▶ [Stored data entries]:
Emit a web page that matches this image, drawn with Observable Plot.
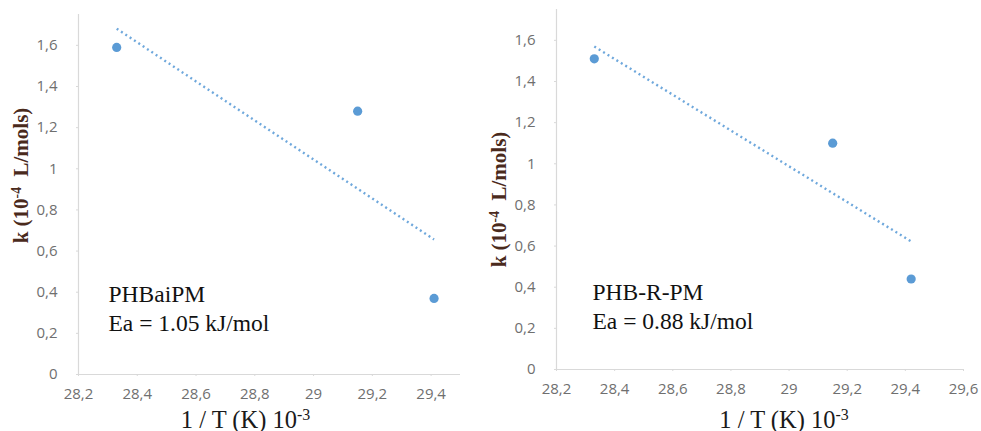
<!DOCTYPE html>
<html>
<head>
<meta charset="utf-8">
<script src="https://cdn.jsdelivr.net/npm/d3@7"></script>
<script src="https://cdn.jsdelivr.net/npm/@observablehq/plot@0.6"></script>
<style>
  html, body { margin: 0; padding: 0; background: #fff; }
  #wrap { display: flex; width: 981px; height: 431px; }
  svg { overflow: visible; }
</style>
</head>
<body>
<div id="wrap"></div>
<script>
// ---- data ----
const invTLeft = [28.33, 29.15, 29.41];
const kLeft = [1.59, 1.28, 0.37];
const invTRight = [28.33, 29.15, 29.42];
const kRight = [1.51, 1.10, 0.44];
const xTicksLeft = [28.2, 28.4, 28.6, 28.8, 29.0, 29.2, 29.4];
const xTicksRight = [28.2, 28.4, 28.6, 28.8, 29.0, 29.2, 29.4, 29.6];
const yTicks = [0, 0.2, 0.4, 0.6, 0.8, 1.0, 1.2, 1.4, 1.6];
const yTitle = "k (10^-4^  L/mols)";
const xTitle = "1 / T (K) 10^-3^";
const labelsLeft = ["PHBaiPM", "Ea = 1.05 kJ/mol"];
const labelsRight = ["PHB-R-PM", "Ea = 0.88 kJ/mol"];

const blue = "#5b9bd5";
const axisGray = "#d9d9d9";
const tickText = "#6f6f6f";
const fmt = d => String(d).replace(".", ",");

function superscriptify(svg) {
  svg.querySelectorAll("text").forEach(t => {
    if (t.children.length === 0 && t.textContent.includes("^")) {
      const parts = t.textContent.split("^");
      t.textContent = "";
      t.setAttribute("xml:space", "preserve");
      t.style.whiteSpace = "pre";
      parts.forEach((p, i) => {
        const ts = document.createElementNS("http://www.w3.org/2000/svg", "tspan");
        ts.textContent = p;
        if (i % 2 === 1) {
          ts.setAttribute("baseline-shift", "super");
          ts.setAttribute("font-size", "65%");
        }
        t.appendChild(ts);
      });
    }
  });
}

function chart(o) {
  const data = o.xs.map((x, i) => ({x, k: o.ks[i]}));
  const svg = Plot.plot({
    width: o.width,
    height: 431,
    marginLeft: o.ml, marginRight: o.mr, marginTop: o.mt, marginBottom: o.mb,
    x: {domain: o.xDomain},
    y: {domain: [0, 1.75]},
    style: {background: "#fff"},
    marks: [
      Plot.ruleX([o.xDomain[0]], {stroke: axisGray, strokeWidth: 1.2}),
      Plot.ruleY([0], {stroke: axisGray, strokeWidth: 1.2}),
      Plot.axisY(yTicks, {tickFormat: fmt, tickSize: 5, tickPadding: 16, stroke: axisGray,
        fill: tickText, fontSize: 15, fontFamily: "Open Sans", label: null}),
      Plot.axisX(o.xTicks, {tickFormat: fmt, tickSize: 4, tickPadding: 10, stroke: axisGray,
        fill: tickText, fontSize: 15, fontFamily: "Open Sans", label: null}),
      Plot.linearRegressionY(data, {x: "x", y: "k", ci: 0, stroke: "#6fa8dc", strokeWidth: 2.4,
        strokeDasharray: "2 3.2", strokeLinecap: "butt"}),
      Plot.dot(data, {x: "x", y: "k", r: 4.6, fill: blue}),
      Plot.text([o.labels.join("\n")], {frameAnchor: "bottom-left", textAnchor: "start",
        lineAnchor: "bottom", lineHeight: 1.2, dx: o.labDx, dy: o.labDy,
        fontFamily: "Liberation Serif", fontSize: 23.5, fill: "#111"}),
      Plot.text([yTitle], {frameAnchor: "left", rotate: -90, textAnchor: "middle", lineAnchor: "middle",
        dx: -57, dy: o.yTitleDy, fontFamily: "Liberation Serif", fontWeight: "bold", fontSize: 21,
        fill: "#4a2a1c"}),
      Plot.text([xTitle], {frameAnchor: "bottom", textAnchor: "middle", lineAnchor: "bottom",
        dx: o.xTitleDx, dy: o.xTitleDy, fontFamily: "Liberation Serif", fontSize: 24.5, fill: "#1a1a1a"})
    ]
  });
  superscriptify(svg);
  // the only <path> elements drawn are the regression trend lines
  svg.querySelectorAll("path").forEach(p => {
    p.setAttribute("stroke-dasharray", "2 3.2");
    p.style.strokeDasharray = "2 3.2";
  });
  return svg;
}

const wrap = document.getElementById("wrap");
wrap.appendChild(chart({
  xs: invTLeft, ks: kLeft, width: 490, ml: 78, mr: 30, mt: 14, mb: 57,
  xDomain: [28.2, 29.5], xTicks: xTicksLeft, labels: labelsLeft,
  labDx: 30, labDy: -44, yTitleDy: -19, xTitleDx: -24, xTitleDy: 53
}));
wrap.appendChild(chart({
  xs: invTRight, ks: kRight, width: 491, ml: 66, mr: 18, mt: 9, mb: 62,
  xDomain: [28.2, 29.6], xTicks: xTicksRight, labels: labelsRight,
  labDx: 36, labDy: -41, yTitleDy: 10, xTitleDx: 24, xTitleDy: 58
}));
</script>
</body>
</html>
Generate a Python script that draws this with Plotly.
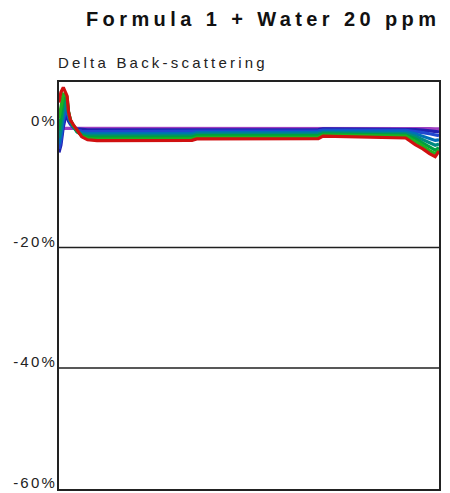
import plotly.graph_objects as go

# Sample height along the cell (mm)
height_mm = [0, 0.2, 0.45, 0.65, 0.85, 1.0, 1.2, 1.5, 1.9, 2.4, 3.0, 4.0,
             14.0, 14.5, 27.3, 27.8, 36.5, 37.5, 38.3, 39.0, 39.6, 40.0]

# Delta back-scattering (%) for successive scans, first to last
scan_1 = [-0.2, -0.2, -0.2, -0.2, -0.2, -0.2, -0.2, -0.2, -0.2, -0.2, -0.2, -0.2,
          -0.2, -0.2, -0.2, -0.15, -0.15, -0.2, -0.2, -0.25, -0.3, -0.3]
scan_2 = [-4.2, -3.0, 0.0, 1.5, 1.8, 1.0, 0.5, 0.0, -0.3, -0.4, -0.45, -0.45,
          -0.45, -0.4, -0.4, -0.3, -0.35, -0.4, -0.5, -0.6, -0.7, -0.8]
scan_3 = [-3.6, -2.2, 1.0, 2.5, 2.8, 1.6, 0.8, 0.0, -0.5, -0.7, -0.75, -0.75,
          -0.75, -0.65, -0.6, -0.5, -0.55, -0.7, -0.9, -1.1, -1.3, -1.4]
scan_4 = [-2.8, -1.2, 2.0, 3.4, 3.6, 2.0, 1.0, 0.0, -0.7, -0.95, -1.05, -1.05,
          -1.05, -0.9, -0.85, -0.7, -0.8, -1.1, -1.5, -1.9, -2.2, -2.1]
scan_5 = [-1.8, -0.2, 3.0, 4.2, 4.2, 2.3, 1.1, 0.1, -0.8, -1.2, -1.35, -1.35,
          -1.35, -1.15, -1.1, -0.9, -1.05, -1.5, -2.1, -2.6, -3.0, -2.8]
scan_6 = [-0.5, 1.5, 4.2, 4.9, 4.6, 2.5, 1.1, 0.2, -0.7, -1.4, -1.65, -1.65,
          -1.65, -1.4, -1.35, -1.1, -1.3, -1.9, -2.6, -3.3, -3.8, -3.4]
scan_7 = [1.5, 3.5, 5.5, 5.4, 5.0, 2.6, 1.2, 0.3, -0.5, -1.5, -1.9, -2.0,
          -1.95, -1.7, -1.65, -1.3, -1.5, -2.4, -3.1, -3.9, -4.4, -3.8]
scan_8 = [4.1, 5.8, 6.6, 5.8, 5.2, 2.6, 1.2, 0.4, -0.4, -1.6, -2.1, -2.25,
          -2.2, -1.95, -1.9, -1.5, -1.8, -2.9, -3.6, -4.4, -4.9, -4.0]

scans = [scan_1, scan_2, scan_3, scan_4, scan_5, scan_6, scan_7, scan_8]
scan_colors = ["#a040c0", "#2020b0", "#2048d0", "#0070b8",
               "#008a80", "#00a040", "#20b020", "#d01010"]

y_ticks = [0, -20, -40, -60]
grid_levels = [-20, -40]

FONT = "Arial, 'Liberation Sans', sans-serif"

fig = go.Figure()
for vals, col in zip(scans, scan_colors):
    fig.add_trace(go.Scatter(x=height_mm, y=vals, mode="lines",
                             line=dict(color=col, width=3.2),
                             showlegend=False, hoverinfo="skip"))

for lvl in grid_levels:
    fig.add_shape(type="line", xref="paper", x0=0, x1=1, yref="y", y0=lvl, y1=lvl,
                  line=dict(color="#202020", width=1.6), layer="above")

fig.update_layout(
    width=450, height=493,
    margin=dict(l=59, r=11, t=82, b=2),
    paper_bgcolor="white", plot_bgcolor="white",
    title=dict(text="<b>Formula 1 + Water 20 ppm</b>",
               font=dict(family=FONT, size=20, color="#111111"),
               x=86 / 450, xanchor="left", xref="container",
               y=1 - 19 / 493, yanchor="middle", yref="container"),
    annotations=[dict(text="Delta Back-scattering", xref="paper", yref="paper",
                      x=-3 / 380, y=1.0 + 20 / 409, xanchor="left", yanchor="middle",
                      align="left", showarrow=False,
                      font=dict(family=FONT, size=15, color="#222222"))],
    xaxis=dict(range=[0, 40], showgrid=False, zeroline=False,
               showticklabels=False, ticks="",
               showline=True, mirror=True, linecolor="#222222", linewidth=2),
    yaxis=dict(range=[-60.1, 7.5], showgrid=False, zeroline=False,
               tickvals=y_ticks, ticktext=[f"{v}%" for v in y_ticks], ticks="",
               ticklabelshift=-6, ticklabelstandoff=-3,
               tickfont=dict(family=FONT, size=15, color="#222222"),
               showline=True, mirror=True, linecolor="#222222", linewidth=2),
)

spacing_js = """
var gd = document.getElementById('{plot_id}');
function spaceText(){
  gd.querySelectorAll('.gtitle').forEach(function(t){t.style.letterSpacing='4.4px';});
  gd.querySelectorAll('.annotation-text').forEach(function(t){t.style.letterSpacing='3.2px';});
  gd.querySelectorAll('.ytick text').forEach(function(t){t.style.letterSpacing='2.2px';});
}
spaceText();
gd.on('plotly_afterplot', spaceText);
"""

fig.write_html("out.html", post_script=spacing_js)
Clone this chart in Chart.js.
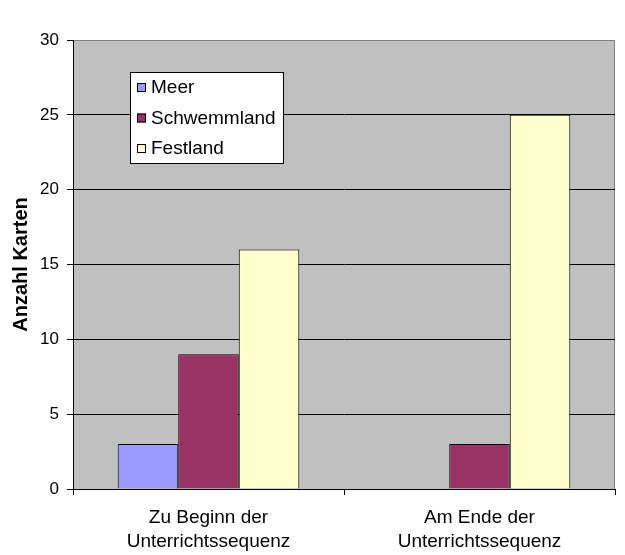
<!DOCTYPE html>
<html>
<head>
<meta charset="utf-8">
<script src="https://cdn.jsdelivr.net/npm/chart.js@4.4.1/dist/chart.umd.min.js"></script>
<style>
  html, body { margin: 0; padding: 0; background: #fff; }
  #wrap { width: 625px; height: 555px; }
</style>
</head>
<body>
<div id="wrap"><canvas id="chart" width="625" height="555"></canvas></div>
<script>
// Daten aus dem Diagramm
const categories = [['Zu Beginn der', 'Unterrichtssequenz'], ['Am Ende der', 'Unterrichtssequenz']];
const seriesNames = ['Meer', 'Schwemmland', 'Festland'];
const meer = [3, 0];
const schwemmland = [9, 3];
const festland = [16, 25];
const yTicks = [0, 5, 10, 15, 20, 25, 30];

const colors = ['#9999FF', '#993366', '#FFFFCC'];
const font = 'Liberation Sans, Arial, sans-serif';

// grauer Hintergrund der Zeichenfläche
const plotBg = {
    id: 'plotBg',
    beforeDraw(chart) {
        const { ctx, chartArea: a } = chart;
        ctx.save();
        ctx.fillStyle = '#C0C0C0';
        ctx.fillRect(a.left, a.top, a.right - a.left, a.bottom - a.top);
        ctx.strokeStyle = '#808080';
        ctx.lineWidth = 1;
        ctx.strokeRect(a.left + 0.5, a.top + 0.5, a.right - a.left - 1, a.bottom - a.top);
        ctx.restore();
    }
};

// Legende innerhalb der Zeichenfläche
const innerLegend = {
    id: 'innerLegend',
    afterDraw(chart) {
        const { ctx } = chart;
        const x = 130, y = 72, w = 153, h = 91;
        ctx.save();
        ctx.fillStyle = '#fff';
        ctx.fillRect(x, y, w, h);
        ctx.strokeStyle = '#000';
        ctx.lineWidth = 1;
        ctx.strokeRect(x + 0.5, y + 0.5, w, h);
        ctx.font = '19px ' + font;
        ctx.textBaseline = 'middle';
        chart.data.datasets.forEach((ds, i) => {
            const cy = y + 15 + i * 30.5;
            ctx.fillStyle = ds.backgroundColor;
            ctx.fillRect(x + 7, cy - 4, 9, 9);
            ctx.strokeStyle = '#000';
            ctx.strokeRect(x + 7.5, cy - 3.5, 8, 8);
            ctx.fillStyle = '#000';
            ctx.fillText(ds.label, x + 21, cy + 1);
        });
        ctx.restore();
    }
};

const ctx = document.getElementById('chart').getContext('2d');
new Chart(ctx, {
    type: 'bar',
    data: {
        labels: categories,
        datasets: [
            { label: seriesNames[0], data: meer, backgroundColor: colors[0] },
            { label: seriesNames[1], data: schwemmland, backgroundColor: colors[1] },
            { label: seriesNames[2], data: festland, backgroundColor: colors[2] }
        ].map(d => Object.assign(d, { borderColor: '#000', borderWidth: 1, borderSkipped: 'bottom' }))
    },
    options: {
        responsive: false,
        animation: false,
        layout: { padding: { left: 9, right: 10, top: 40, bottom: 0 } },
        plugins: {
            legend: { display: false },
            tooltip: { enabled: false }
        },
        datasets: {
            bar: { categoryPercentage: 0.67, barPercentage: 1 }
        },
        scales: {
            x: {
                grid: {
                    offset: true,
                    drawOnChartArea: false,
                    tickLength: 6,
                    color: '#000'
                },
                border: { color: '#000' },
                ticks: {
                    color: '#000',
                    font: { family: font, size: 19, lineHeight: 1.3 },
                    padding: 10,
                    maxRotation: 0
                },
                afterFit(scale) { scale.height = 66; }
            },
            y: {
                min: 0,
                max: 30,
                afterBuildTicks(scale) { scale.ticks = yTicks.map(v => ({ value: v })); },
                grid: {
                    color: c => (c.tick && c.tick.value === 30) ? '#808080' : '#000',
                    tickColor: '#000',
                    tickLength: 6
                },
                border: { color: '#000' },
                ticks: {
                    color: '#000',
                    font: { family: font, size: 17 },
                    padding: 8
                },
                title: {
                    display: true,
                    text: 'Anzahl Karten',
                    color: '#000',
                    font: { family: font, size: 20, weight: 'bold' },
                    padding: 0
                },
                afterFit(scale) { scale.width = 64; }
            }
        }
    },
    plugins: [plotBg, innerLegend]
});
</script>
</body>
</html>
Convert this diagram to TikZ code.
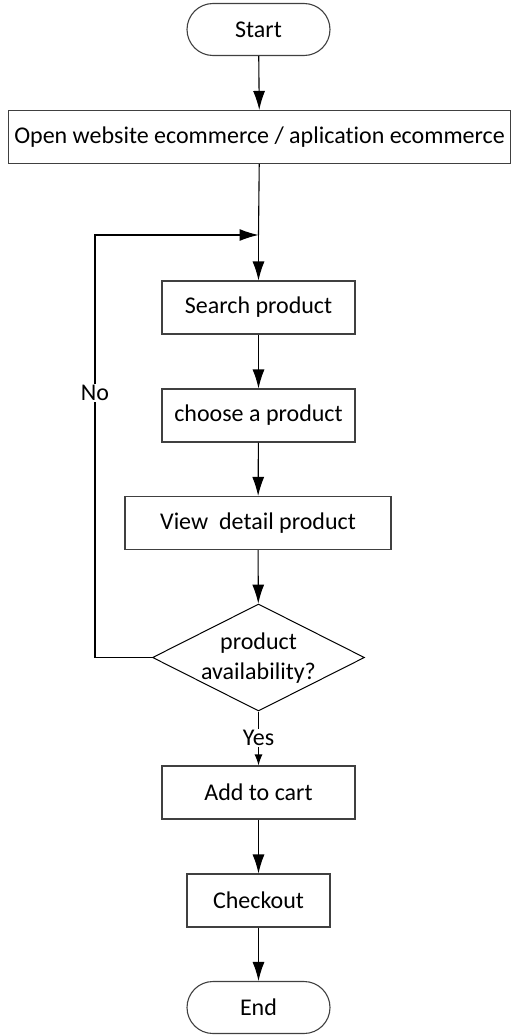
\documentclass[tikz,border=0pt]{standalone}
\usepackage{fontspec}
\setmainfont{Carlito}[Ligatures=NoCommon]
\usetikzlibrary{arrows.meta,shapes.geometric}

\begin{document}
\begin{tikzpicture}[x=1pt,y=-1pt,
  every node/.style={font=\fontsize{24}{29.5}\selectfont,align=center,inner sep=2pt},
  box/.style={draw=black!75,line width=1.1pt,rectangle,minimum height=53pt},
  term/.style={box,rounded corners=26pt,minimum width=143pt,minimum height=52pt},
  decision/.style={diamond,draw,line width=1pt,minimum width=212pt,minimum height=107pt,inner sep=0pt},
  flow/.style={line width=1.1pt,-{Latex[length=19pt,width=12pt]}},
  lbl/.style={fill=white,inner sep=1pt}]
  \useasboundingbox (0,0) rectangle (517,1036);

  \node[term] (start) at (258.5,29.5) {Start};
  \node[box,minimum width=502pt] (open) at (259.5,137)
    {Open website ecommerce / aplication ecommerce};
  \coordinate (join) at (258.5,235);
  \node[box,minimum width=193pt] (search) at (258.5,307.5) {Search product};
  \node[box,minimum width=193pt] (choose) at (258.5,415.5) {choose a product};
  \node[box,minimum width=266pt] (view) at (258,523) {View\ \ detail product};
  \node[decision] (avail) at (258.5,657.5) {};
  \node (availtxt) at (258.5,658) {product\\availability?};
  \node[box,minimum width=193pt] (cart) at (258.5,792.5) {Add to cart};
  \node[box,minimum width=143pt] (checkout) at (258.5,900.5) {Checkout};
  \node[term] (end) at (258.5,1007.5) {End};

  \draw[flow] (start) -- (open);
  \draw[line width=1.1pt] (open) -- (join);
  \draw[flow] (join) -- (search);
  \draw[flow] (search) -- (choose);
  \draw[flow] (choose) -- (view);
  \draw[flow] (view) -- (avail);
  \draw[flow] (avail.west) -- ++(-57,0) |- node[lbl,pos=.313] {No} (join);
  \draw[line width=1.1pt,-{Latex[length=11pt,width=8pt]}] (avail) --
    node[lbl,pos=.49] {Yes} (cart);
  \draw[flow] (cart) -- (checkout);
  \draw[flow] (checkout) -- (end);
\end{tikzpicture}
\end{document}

▶ [Directions for this task]:
Skip the pictures and restate exactly the lines from the beginning of the listing to the line with "const fmt = d", that line included.

▶ [Solution for this problem]:
Emit a web page that matches this image, drawn with Observable Plot.
<!DOCTYPE html>
<html>
<head>
<meta charset="utf-8">
<script src="https://cdn.jsdelivr.net/npm/d3@7"></script>
<script src="https://cdn.jsdelivr.net/npm/@observablehq/plot@0.6"></script>
<style>
  html, body { margin: 0; padding: 0; background: #fff; }
  #wrap { display: flex; width: 981px; height: 431px; }
  svg { overflow: visible; }
</style>
</head>
<body>
<div id="wrap"></div>
<script>
// ---- data ----
const invTLeft = [28.33, 29.15, 29.41];
const kLeft = [1.59, 1.28, 0.37];
const invTRight = [28.33, 29.15, 29.42];
const kRight = [1.51, 1.10, 0.44];
const xTicksLeft = [28.2, 28.4, 28.6, 28.8, 29.0, 29.2, 29.4];
const xTicksRight = [28.2, 28.4, 28.6, 28.8, 29.0, 29.2, 29.4, 29.6];
const yTicks = [0, 0.2, 0.4, 0.6, 0.8, 1.0, 1.2, 1.4, 1.6];
const yTitle = "k (10^-4^  L/mols)";
const xTitle = "1 / T (K) 10^-3^";
const labelsLeft = ["PHBaiPM", "Ea = 1.05 kJ/mol"];
const labelsRight = ["PHB-R-PM", "Ea = 0.88 kJ/mol"];

const blue = "#5b9bd5";
const axisGray = "#d9d9d9";
const tickText = "#6f6f6f";
const fmt = d => String(d).replace(".", ",");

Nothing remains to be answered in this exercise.